Yes, I know that with the correct type of tin it is more than possible and even easy to make your own flan case. I accept that and by all means to ahead and do so if that is important to you. It is not, however, sufficiently retro (as we were channelling the "new convenience foods of the 70''s") so it was, of course, inevitable that we'd buy one. Just for nostalgia's sake if nothing else. You understand, I'm sure.
We'd planned to use it for the weekend's dessert, as I try not to make "big production" desserts during the week, when we have just a yoghurt or a fruit mousse.
|Persimmon - or Sharon Fruit|
Coincidentally, in the days prior to the weekend, a box of Persimmon fruit arrived from Ashleigh at Red Communication. It was almost as though it was meant to be - Persimmon being very close to plums, nectarines, that sort of thing, they'd be just perfect for the flan and the honey sweetness of them would be lovely against the tartness of the red berries that we'd planned to use.
A number of the persimmon were slightly bruised from the jostling they'd received on the way to us, but it was an easy matter to just trim out the stem, cut the bruise away and slice them up. The whole fruit is edible - skin and all - and with the red jelly on top, nobody would be any the wiser as to the slightly odd shapes.
I tried pouring it over before it was set, but of course it just soaked into the sponge, so that wasn't any good.
So I consulted my authority on all things retro - my Mum. I felt sure she'd made these flans before in the past - and I was right. "Wait until the jelly is nearly set" was her advice, although tempered with "but it can be a right pain to catch it at the right moment, so don't go off and leave it for hours!". Righto then.
I don't think I managed to "catch it at the right moment" even so - I think the jelly was a bit ahead of the game there. However, it poured onto the flan without any difficulty and spread evenly, if it was a tad bumpy instead of being millpond flat. I think it lent character to the flan. *cough*
A couple of notes for the aspiring flan cook - use tinned fruit that is either in fruit juice or light syrup. Fruit in heavy syrup is just too sweet. Also, if you need to use water to top up your jelly/juice mixture, try using some fizzy mineral water. It adds a subtle fizz to the jelly that is fun on the tongue!

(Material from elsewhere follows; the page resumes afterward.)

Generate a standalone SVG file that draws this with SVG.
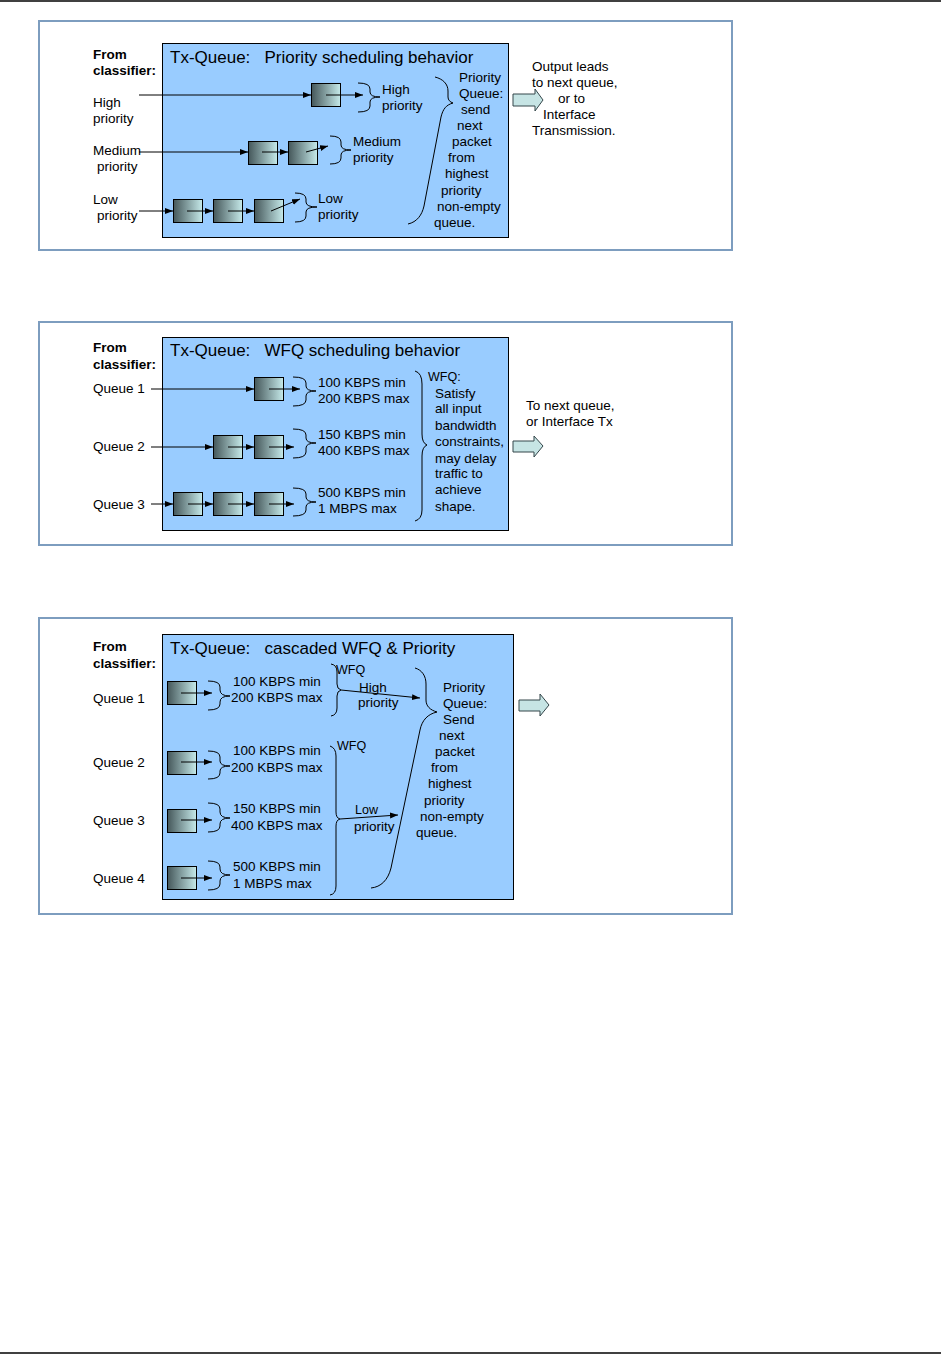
<svg xmlns="http://www.w3.org/2000/svg" width="941" height="1354" viewBox="0 0 941 1354">
<style>
text{font-family:"Liberation Sans",Arial,sans-serif;font-size:13.5px;fill:#000}
.t{font-size:17px;white-space:pre}
.b{font-weight:bold;font-size:13.5px}
.s{font-size:12.5px}
.frame{fill:#fff;stroke:#7d9dbf;stroke-width:2}
.panel{fill:#99ccff;stroke:#000;stroke-width:1}
.q{fill:url(#g);stroke:#000;stroke-width:1}
.ln{fill:none;stroke:#000;stroke-width:1}
.ar{fill:none;stroke:#000;stroke-width:1;marker-end:url(#ah)}
.br{fill:none;stroke:#000;stroke-width:1}
.out{fill:#c6e4e4;stroke:#34464a;stroke-width:1}
</style>
<defs>
<linearGradient id="g" x1="0" y1="0" x2="1" y2="0">
<stop offset="0" stop-color="#45575a"/>
<stop offset="1" stop-color="#c6eaea"/>
</linearGradient>
<marker id="ah" markerUnits="userSpaceOnUse" markerWidth="8" markerHeight="6" refX="8" refY="3" orient="auto">
<path d="M0,0 L8,3 L0,6 Z" fill="#000"/>
</marker>
</defs>
<rect width="941" height="1354" fill="#fff"/>
<line x1="0" y1="1" x2="941" y2="1" stroke="#000" stroke-width="1.5"/>
<line x1="0" y1="1353" x2="941" y2="1353" stroke="#000" stroke-width="1.5"/>

<!-- Panel 1 -->
<g id="panel1">
<rect class="frame" x="39" y="21" width="693" height="229"/>
<rect class="panel" x="162.5" y="43.5" width="346" height="194"/>
<text class="t" x="170" y="63" xml:space="preserve">Tx-Queue:   Priority scheduling behavior</text>
<text class="b" x="93" y="59">From</text>
<text class="b" x="93" y="75">classifier:</text>
<text x="93" y="107">High</text>
<text x="93" y="123">priority</text>
<text x="93" y="155">Medium</text>
<text x="97" y="171">priority</text>
<text x="93" y="204">Low</text>
<text x="97" y="220">priority</text>
</g>
<g id="p1-high">
<rect class="q" x="311.5" y="83.5" width="29" height="23"/>
<path class="br" d="M358,83 Q370,83 370,89 L370,92 Q370,97 380,97 Q370,97 370,102 L370,106 Q370,112 358,112"/>
<text x="382" y="94">High</text>
<text x="382" y="110">priority</text>
</g>
<g id="p1-medium">
<rect class="q" x="248.5" y="141.5" width="29" height="23"/>
<rect class="q" x="288.5" y="141.5" width="29" height="23"/>
<path class="br" d="M330,136 Q341,136 341,142 L341,145 Q341,150 351,150 Q341,150 341,155 L341,158 Q341,164 330,164"/>
<text x="353" y="146">Medium</text>
<text x="353" y="162">priority</text>
</g>
<g id="p1-low">
<rect class="q" x="173.5" y="199.5" width="29" height="23"/>
<rect class="q" x="213.5" y="199.5" width="29" height="23"/>
<rect class="q" x="254.5" y="199.5" width="29" height="23"/>
<path class="br" d="M295,193 Q306,193 306,199 L306,202 Q306,207 317,207 Q306,207 306,212 L306,216 Q306,222 295,222"/>
<text x="318" y="203">Low</text>
<text x="318" y="219">priority</text>
</g>
<g id="p1-scheduler">
<path class="br" d="M435,77 C443,79 448,84 448,91 L448,97 C448,100 450,102 453,103 C446,105 443,109 441,117 L424,206 C422,215 417,222 408,224"/>
<text x="459" y="82">Priority</text>
<text x="459" y="98">Queue:</text>
<text x="461" y="114">send</text>
<text x="457" y="130">next</text>
<text x="452" y="146">packet</text>
<text x="448" y="162">from</text>
<text x="445" y="178">highest</text>
<text x="441" y="195">priority</text>
<text x="437" y="211">non-empty</text>
<text x="434" y="227">queue.</text>
</g>
<g id="p1-output">
<path class="out" d="M513,94 L535,94 L535,89 L543,100 L535,111 L535,106 L513,106 Z"/>
<text x="532" y="71">Output leads</text>
<text x="532" y="87">to next queue,</text>
<text x="558" y="103">or to</text>
<text x="543" y="119">Interface</text>
<text x="532" y="135">Transmission.</text>
</g>

<!-- Panel 2 -->
<g id="panel2">
<rect class="frame" x="39" y="322" width="693" height="223"/>
<rect class="panel" x="162.5" y="337.5" width="346" height="193"/>
<text class="t" x="170" y="356" xml:space="preserve">Tx-Queue:   WFQ scheduling behavior</text>
<text class="b" x="93" y="352">From</text>
<text class="b" x="93" y="369">classifier:</text>
<text x="93" y="393">Queue 1</text>
<text x="93" y="451">Queue 2</text>
<text x="93" y="509">Queue 3</text>
</g>
<g id="p2-q1">
<rect class="q" x="254.5" y="377.5" width="29" height="23"/>
<path class="br" d="M293,377 Q306,377 306,383 L306,386 Q306,391 316,391 Q306,391 306,396 L306,400 Q306,406 293,406"/>
<text x="318" y="387">100 KBPS min</text>
<text x="318" y="403">200 KBPS max</text>
</g>
<g id="p2-q2">
<rect class="q" x="213.5" y="435.5" width="29" height="23"/>
<rect class="q" x="254.5" y="435.5" width="29" height="23"/>
<path class="br" d="M293,429 Q306,429 306,435 L306,438 Q306,443 316,443 Q306,443 306,448 L306,452 Q306,458 293,458"/>
<text x="318" y="439">150 KBPS min</text>
<text x="318" y="455">400 KBPS max</text>
</g>
<g id="p2-q3">
<rect class="q" x="173.5" y="492.5" width="29" height="23"/>
<rect class="q" x="213.5" y="492.5" width="29" height="23"/>
<rect class="q" x="254.5" y="492.5" width="29" height="23"/>
<path class="br" d="M293,488 Q306,488 306,494 L306,497 Q306,502 316,502 Q306,502 306,507 L306,510 Q306,516 293,516"/>
<text x="318" y="497">500 KBPS min</text>
<text x="318" y="513">1 MBPS max</text>
</g>
<g id="p2-scheduler">
<path class="br" d="M415,371 Q422,373 422,384 L422,434 Q422,443 427,445 Q422,447 422,456 L422,510 Q422,519 415,521"/>
<text class="s" x="428" y="381">WFQ:</text>
<text x="435" y="398">Satisfy</text>
<text x="435" y="413">all input</text>
<text x="435" y="430">bandwidth</text>
<text x="435" y="446">constraints,</text>
<text x="435" y="463">may delay</text>
<text x="435" y="478">traffic to</text>
<text x="435" y="494">achieve</text>
<text x="435" y="511">shape.</text>
</g>
<g id="p2-output">
<path class="out" d="M513,441 L534,441 L534,436 L543,446 L534,457 L534,452 L513,452 Z"/>
<text x="526" y="410">To next queue,</text>
<text x="526" y="426">or Interface Tx</text>
</g>

<!-- Panel 3 -->
<g id="panel3">
<rect class="frame" x="39" y="618" width="693" height="296"/>
<rect class="panel" x="162.5" y="634.5" width="351" height="265"/>
<text class="t" x="170" y="654" xml:space="preserve">Tx-Queue:   cascaded WFQ &amp; Priority</text>
<text class="b" x="93" y="651">From</text>
<text class="b" x="93" y="668">classifier:</text>
<text x="93" y="703">Queue 1</text>
<text x="93" y="767">Queue 2</text>
<text x="93" y="825">Queue 3</text>
<text x="93" y="883">Queue 4</text>
</g>
<g id="p3-q1">
<rect class="q" x="167.5" y="681.5" width="29" height="23"/>
<path class="br" d="M208,681 Q220,681 220,687 L220,690 Q220,696 230,696 Q220,696 220,702 L220,704 Q220,710 208,710"/>
<text x="233" y="686">100 KBPS min</text>
<text x="231" y="702">200 KBPS max</text>
</g>
<g id="p3-q2">
<rect class="q" x="167.5" y="751.5" width="29" height="23"/>
<path class="br" d="M208,751 Q220,751 220,757 L220,761 Q220,766 230,766 Q220,766 220,771 L220,773 Q220,779 208,779"/>
<text x="233" y="755">100 KBPS min</text>
<text x="231" y="772">200 KBPS max</text>
</g>
<g id="p3-q3">
<rect class="q" x="167.5" y="809.5" width="29" height="23"/>
<path class="br" d="M208,803 Q220,803 220,809 L220,812 Q220,818 230,818 Q220,818 220,824 L220,826 Q220,832 208,832"/>
<text x="233" y="813">150 KBPS min</text>
<text x="231" y="830">400 KBPS max</text>
</g>
<g id="p3-q4">
<rect class="q" x="167.5" y="866.5" width="29" height="23"/>
<path class="br" d="M208,861 Q220,861 220,867 L220,869 Q220,875 230,875 Q220,875 220,881 L220,884 Q220,890 208,890"/>
<text x="233" y="871">500 KBPS min</text>
<text x="233" y="888">1 MBPS max</text>
</g>
<g id="p3-wfq-high">
<path class="br" d="M331,664 Q337,665 337,672 L337,684 Q337,689 341,690 Q337,691 337,696 L337,708 Q337,715 331,716"/>
<text class="s" x="336" y="674">WFQ</text>
<text x="359" y="692">High</text>
<text x="358" y="707">priority</text>
</g>
<g id="p3-wfq-low">
<path class="br" d="M330,746 Q336,748 336,756 L336,812 Q336,818 340,819 Q336,820 336,826 L336,886 Q336,894 330,895"/>
<text class="s" x="337" y="750">WFQ</text>
<text class="s" x="355" y="814">Low</text>
<text x="354" y="831">priority</text>
</g>
<g id="p3-scheduler">
<path class="br" d="M415,668 C422,670 426,676 426,684 L426,700 C426,706 430,710 437,712 C428,714 422,720 420,730 L391,868 C388,880 381,887 371,888"/>
<text x="443" y="692">Priority</text>
<text x="443" y="708">Queue:</text>
<text x="443" y="724">Send</text>
<text x="439" y="740">next</text>
<text x="435" y="756">packet</text>
<text x="431" y="772">from</text>
<text x="428" y="788">highest</text>
<text x="424" y="805">priority</text>
<text x="420" y="821">non-empty</text>
<text x="416" y="837">queue.</text>
</g>
<g id="p3-output">
<path class="out" d="M519,700 L540,700 L540,694 L549,705 L540,716 L540,711 L519,711 Z"/>
</g>

<g id="connectors">
<path class="ar" d="M139,95 L311,95"/>
<path class="ar" d="M326,95 L363,95"/>
<path class="ar" d="M139,152 L248,152"/>
<path class="ar" d="M262,152 L288,152"/>
<path class="ar" d="M306,152 L328,146"/>
<path class="ar" d="M139,211 L173,211"/>
<path class="ar" d="M187,211 L213,211"/>
<path class="ar" d="M228,211 L254,211"/>
<path class="ar" d="M271,211 L300,199"/>
<path class="ar" d="M151,389 L254,389"/>
<path class="ar" d="M269,389 L300,389"/>
<path class="ar" d="M151,447 L213,447"/>
<path class="ar" d="M228,447 L254,447"/>
<path class="ar" d="M269,447 L294,447"/>
<path class="ar" d="M151,504 L173,504"/>
<path class="ar" d="M188,504 L213,504"/>
<path class="ar" d="M228,504 L254,504"/>
<path class="ar" d="M269,504 L294,504"/>
<path class="ar" d="M181,693 L212,693"/>
<path class="ar" d="M181,762 L212,762"/>
<path class="ar" d="M181,820 L212,820"/>
<path class="ar" d="M181,878 L212,878"/>
<path class="ar" d="M341,690 L420,698"/>
<path class="ar" d="M340,819 L398,815"/>
</g>
</svg>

The fruit combinations you can use are endless. I've got a peach and raspberry one planned for next time, as I've still got some raspberries in the freezer. Cherries would be fabulous when they're back in season - can you imagine, cherries with dark chocolate grated over? Maybe a little kirsch in the jelly? Mmmmmn.
So now I know why these flan cases are still in the supermarkets - because they're pretty darned delicious with the right combination of fruit and jelly. I've got two more in the cupboard now. Retro desserts are us!
By the way, did you know, I'm currently a "Baron of Desserts" on Very Good Recipes! Check out the link above, to find all the different dessert recipes.
|Baron of Desserts|
PERSIMMON & RED BERRY FLAN (serves 6 or more)
1 sponge flan case
3 ripe persimmon, stalk removed and sliced into thin wedges
300g tin of mixed berries
135g pack of strawberry jelly cubes.
1. Place the separated jelly cubes into a measuring jug. Pour on 200ml of boiling water and stir until the jelly has dissolved.
2. Add to the jelly the liquid from the tin of mixed berries. If necessary, top up with enough water to 480ml. Set the jelly aside in the fridge to cool and begin to set.
3. Once the jelly has begun to set, arrange the persimmon slices onto the flan base and pile the red berries into the middle. If there is any juice left in the tin, sprinkle it around the persimmon slices.
4. Add the jelly evenly around the fruit and make level.
5. Place into the fridge to allow the jelly to finally set properly.
6. Serve with whipped cream, whilst wearing a polyester trouser suit and listening to the Beatles.